# [Data]
════════════════
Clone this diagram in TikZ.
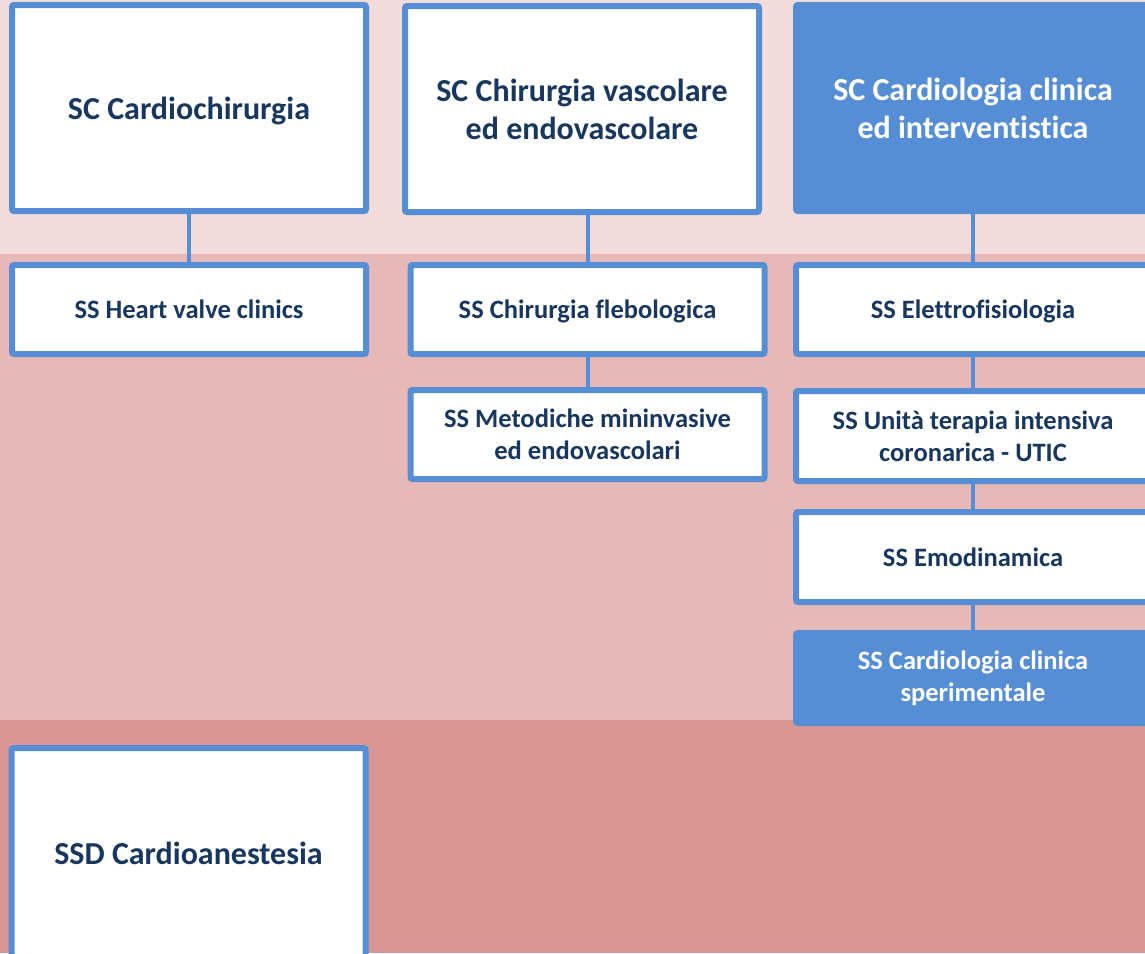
\documentclass[tikz,border=0pt]{standalone}
\usepackage{fontspec}
\setmainfont{Carlito}[Ligatures=NoCommon]
\definecolor{bandA}{HTML}{F2DCDB}
\definecolor{bandB}{HTML}{E6B9B8}
\definecolor{bandC}{HTML}{D99694}
\definecolor{boxblue}{HTML}{558ED5}
\definecolor{navy}{HTML}{17375E}
\begin{document}
\begin{tikzpicture}[x=0.75pt,y=-0.75pt,
  box/.style={draw=boxblue, line width=4.5pt, fill=white, rounded corners=1.5pt,
    align=center, text=navy, inner sep=0pt, minimum width=265.5pt, minimum height=66.75pt,
    font=\bfseries\fontsize{19.9}{24}\selectfont},
  bigbox/.style={box, minimum height=154.5pt, font=\bfseries\fontsize{24}{28.5}\selectfont},
  oneline/.style={text depth=0pt},
  filledbox/.style={fill=boxblue, text=white},
  link/.style={draw=boxblue, line width=3pt}]
\useasboundingbox (0,0) rectangle (1145,953);
\clip (0,0) rectangle (1145,953);
% bands
\fill[bandA] (0,0) rectangle (1145,254);
\fill[bandB] (0,254) rectangle (1145,720);
\fill[bandC] (0,720) rectangle (1145,953);
% top level
\node[bigbox, oneline] (a1) at (189,108) {SC Cardiochirurgia};
\node[bigbox] (a2) at (582,109) {SC Chirurgia vascolare\\ed endovascolare};
\node[bigbox, filledbox] (a3) at (973,108) {SC Cardiologia clinica\\ed interventistica};
% second level
\node[box, oneline] (b1) at (189,309.5) {SS Heart valve clinics};
\node[box, oneline] (b2) at (587.5,309.5) {SS Chirurgia flebologica};
\node[box] (c2) at (587.5,434.5) {SS Metodiche mininvasive\\ed endovascolari};
\node[box, oneline] (b3) at (973,309.5) {SS Elettrofisiologia};
\node[box, minimum height=67.5pt] (c3) at (973,436) {SS Unità terapia intensiva\\coronarica - UTIC};
\node[box, oneline, minimum height=67.5pt] (d3) at (973,557) {SS Emodinamica};
\node[box, filledbox, minimum height=67.5pt] (e3) at (973,678) {SS Cardiologia clinica\\sperimentale};
% SSD
\node[bigbox, oneline, minimum height=157.5pt] (s1) at (188.5,853) {SSD Cardioanestesia};
% connectors
\draw[link] (b1.north) -- (b1.north |- a1.south);
\draw[link] (b2.north) -- (b2.north |- a2.south);
\draw[link] (c2.north) -- (c2.north |- b2.south);
\draw[link] (b3.north) -- (b3.north |- a3.south);
\draw[link] (c3.north) -- (c3.north |- b3.south);
\draw[link] (d3.north) -- (d3.north |- c3.south);
\draw[link] (e3.north) -- (e3.north |- d3.south);
\end{tikzpicture}
\end{document}
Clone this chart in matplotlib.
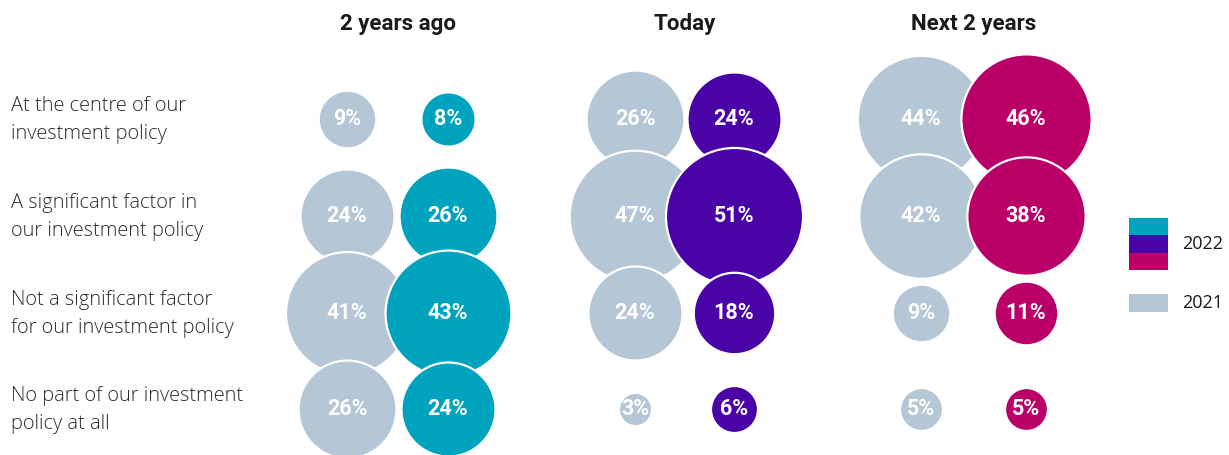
import numpy as np
import matplotlib
matplotlib.use("Agg")
import matplotlib.pyplot as plt
from matplotlib.patches import Rectangle

# ---- data ----
categories = [
    "At the centre of our\ninvestment policy",
    "A significant factor in\nour investment policy",
    "Not a significant factor\nfor our investment policy",
    "No part of our investment\npolicy at all",
]
groups = ["2 years ago", "Today", "Next 2 years"]
values_2021 = [
    [9, 24, 41, 26],   # 2 years ago
    [26, 47, 24, 3],   # Today
    [44, 42, 9, 5],    # Next 2 years
]
values_2022 = [
    [8, 26, 43, 24],
    [24, 51, 18, 6],
    [46, 38, 11, 5],
]
legend_labels = ["2022", "2021"]

# ---- style ----
c2021 = "#B5C6D6"
c2022 = ["#00A3BE", "#4A03A6", "#BA0068"]
text_dark = "#1a1a1a"
label_col = "#2a2a2a"

W, H, DPI = 1229, 455, 100
fig = plt.figure(figsize=(W / DPI, H / DPI), dpi=DPI)
ax = fig.add_axes([0, 0, 1, 1])
ax.set_xlim(0, W)
ax.set_ylim(H, 0)
ax.axis("off")

pair_x = [(347, 448), (635, 734), (921, 1026)]
row_y = [119, 216, 313, 409]
size_per_pct = 191.0  # scatter area (pt^2) per percentage point

for ri, y in enumerate(row_y):
    xs, ss, cs, labs = [], [], [], []
    for gi in range(len(groups)):
        xa, xb = pair_x[gi]
        xs += [xa, xb]
        ss += [values_2021[gi][ri] * size_per_pct, values_2022[gi][ri] * size_per_pct]
        cs += [c2021, c2022[gi]]
        labs += [values_2021[gi][ri], values_2022[gi][ri]]
    for x, s, c, v in zip(xs, ss, cs, labs):
        ax.scatter([x], [y], s=s, c=c, edgecolors="white", linewidths=1.6,
                   zorder=2 + ri * 2)
        ax.text(x, y, f"{v}%", ha="center", va="center", color="white",
                fontsize=15.5, fontweight="bold", family="Roboto",
                zorder=20)

# row labels
for ri, (lab, y) in enumerate(zip(categories, row_y)):
    ax.text(11, y + 1, lab, ha="left", va="center", fontsize=14.4,
            family="Open Sans", fontweight="light", color=label_col,
            linespacing=1.55)

# group titles
for gi, g in enumerate(groups):
    cx = sum(pair_x[gi]) / 2
    ax.text(cx, 24, g, ha="center", va="center", fontsize=16,
            fontweight="bold", family="Roboto", color=text_dark)

# legend
lx, lw = 1129, 39
for k, c in enumerate(c2022):
    ax.add_patch(Rectangle((lx, 218 + k * 17.3), lw, 17.3, color=c, lw=0))
ax.text(1182, 244, legend_labels[0], ha="left", va="center", fontsize=13,
        family="Open Sans", color=text_dark)
ax.add_patch(Rectangle((lx, 294), lw, 18, color=c2021, lw=0))
ax.text(1182, 303, legend_labels[1], ha="left", va="center", fontsize=13,
        family="Open Sans", color=text_dark)

fig.savefig("out.png", dpi=DPI)
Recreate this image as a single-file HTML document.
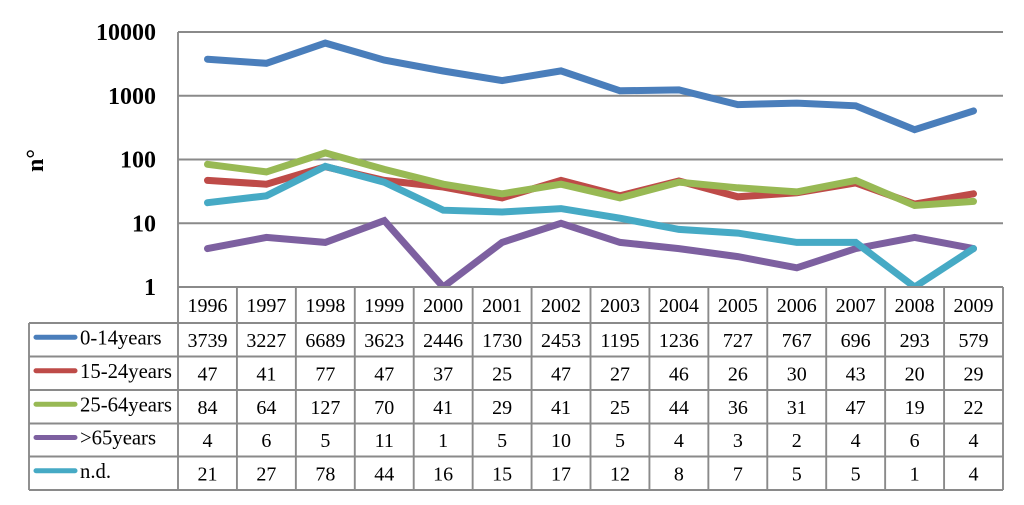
════════════════
# [Exercise requirements]
Your task is to reproduce only the lines from the one with "Clone this chart in matplotlib." through the one with "from matplotlib.patches import Rectangle", keeping both ends. Skip every picture.

# [Solution below]
Clone this chart in matplotlib.
import numpy as np
import matplotlib
matplotlib.use("Agg")
import matplotlib.pyplot as plt
from matplotlib.patches import Rectangle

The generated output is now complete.